Which lines hold the word "that"? Copy each of them from the material.

--- BEGIN DATASET ENTRIES ---

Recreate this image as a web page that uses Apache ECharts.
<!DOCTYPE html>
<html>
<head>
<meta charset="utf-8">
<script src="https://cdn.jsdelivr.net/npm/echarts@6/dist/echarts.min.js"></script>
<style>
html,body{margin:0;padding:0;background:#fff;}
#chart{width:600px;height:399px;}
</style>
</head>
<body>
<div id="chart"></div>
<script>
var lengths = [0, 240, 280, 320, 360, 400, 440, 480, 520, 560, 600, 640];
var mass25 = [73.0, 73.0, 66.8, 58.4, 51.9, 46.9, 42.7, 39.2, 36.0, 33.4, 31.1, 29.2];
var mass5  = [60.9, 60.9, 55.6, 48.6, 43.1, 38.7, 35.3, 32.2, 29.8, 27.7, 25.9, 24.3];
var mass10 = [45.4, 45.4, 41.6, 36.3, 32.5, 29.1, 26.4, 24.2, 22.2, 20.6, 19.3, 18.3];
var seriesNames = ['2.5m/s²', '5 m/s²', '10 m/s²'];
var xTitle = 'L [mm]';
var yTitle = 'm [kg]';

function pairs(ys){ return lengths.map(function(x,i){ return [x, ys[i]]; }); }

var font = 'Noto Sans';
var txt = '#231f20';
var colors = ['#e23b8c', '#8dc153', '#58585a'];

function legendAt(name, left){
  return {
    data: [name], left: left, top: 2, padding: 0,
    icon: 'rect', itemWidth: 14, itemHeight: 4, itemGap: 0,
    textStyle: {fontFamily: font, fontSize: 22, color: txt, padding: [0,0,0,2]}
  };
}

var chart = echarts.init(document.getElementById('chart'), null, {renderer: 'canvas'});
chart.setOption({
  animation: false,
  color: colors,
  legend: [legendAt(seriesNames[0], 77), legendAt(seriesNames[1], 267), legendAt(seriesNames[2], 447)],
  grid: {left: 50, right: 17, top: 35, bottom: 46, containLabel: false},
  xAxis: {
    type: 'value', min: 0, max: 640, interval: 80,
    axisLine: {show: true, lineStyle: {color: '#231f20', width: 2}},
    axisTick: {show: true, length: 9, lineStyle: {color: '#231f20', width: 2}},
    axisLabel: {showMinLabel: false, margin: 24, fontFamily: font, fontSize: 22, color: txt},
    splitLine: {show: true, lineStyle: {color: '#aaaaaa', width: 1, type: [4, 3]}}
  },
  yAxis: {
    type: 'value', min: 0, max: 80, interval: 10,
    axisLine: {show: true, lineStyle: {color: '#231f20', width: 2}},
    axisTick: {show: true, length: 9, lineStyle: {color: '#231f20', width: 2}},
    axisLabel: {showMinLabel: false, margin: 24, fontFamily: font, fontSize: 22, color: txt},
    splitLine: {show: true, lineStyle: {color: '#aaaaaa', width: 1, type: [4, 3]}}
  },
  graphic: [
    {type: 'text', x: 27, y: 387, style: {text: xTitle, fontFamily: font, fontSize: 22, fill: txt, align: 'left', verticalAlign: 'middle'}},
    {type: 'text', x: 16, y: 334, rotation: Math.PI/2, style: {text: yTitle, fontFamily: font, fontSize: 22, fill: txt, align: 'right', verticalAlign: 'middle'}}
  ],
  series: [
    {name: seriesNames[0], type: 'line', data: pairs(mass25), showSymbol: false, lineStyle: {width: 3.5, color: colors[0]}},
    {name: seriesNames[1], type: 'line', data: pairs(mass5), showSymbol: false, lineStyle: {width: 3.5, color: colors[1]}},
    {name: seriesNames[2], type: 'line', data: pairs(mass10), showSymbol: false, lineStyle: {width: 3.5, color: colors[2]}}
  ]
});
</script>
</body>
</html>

--- END DATASET ENTRIES ---
--- BEGIN DATASET ENTRIES ---

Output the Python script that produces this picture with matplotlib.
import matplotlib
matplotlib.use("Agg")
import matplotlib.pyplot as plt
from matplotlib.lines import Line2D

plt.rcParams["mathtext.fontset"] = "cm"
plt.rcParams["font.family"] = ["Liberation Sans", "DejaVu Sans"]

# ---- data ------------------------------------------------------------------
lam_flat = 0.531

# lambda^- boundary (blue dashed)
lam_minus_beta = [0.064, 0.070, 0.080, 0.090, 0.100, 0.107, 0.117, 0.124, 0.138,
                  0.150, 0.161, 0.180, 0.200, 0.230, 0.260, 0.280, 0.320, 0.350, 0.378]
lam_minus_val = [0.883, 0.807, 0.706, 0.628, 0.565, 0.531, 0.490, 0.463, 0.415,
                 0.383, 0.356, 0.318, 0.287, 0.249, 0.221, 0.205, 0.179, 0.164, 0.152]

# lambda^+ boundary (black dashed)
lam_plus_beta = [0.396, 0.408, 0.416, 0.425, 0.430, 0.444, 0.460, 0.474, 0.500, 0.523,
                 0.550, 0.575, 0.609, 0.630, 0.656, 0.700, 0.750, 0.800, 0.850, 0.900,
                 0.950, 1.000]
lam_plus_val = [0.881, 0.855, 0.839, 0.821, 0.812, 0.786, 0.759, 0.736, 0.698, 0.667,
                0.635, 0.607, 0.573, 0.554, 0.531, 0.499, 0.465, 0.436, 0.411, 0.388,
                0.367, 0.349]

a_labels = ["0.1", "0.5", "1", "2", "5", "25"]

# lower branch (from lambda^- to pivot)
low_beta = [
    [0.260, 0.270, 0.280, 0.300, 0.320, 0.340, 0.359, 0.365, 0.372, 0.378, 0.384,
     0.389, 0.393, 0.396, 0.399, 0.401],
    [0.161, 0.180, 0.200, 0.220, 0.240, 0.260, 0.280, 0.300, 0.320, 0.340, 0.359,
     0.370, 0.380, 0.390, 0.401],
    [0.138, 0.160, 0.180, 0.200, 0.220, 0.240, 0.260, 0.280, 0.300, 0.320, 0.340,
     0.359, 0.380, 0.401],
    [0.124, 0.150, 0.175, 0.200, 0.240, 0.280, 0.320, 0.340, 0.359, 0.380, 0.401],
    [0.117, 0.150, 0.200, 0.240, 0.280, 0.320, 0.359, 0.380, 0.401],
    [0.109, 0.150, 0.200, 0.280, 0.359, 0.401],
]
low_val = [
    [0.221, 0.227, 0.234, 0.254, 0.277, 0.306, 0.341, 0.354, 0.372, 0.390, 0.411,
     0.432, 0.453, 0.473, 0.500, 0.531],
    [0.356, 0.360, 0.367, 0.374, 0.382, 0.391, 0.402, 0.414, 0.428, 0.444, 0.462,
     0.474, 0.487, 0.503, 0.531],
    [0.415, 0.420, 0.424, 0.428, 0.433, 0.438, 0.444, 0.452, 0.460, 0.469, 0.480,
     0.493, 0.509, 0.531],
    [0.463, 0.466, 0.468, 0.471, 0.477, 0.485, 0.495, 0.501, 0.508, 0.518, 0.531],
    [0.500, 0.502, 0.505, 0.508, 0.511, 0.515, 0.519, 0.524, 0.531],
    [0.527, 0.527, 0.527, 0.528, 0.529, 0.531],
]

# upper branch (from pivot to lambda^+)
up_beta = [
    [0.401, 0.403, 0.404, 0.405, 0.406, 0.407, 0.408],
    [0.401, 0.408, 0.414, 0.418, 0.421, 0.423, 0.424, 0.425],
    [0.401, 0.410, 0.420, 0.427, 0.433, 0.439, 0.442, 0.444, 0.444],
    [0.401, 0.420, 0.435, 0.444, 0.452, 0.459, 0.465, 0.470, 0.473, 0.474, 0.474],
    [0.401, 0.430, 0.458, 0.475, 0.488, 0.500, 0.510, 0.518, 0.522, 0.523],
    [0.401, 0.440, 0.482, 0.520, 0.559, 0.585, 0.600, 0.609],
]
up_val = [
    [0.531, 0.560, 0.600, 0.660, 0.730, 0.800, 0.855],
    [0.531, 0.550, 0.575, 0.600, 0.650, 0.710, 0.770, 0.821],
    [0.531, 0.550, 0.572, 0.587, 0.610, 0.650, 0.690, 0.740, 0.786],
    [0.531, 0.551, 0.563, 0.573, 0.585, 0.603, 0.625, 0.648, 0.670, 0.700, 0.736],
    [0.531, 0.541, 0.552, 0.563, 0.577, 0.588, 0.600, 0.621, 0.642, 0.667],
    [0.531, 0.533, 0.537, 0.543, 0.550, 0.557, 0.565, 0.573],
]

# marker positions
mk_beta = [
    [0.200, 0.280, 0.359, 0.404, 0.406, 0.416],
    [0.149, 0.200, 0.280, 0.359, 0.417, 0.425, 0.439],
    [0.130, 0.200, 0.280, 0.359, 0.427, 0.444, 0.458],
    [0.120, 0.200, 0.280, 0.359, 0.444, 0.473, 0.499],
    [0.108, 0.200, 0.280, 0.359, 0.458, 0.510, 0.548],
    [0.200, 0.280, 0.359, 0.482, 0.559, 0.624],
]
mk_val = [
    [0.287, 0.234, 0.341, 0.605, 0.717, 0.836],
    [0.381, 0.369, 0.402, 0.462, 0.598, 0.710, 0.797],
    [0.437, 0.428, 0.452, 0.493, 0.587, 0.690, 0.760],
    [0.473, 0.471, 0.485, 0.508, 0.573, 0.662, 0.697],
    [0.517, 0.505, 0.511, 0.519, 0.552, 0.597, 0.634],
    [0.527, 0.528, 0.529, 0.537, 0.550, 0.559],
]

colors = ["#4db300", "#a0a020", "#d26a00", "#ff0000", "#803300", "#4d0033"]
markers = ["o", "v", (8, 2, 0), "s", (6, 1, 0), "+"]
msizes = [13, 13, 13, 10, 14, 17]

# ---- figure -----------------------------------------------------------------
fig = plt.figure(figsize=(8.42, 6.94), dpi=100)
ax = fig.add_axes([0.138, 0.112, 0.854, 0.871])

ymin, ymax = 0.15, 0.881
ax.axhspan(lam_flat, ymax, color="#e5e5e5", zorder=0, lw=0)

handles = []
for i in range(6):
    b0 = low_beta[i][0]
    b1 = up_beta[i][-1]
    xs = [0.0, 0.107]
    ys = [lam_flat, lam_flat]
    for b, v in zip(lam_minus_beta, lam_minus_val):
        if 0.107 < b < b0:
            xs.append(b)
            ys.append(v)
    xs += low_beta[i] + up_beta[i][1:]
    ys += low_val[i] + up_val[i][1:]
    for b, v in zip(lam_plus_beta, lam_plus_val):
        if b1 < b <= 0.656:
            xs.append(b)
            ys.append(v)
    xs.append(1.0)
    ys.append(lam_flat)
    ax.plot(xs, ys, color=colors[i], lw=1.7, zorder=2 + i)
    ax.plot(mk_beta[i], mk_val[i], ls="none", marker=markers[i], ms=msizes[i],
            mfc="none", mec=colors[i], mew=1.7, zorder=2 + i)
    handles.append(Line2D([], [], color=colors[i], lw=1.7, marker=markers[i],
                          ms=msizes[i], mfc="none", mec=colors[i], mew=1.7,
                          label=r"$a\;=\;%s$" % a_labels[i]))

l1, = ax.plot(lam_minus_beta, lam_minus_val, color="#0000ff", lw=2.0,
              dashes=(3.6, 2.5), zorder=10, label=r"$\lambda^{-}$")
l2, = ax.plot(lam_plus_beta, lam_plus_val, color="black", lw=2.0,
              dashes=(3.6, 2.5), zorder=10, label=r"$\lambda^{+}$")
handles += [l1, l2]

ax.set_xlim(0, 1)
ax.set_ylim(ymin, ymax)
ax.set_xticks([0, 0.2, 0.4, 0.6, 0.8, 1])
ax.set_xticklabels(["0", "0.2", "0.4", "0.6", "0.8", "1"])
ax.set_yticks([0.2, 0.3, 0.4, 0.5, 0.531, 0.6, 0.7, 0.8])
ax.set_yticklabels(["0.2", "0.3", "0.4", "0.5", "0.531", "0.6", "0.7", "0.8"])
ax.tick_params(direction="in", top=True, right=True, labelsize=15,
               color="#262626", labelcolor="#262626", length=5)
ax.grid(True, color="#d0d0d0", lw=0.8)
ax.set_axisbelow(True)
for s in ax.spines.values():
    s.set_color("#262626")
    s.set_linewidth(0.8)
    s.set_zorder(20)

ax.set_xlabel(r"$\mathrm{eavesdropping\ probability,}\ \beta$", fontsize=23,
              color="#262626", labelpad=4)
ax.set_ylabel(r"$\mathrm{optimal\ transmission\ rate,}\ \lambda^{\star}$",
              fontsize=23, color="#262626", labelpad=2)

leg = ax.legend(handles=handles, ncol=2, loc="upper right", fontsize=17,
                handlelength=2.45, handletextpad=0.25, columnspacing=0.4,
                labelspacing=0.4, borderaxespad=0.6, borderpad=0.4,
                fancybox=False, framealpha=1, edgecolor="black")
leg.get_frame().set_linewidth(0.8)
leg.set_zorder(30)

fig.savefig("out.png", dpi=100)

--- END DATASET ENTRIES ---

--- SOLUTION BELOW ---
Recreate this image as a web page that uses Apache ECharts.
Output the Python script that produces this picture with matplotlib.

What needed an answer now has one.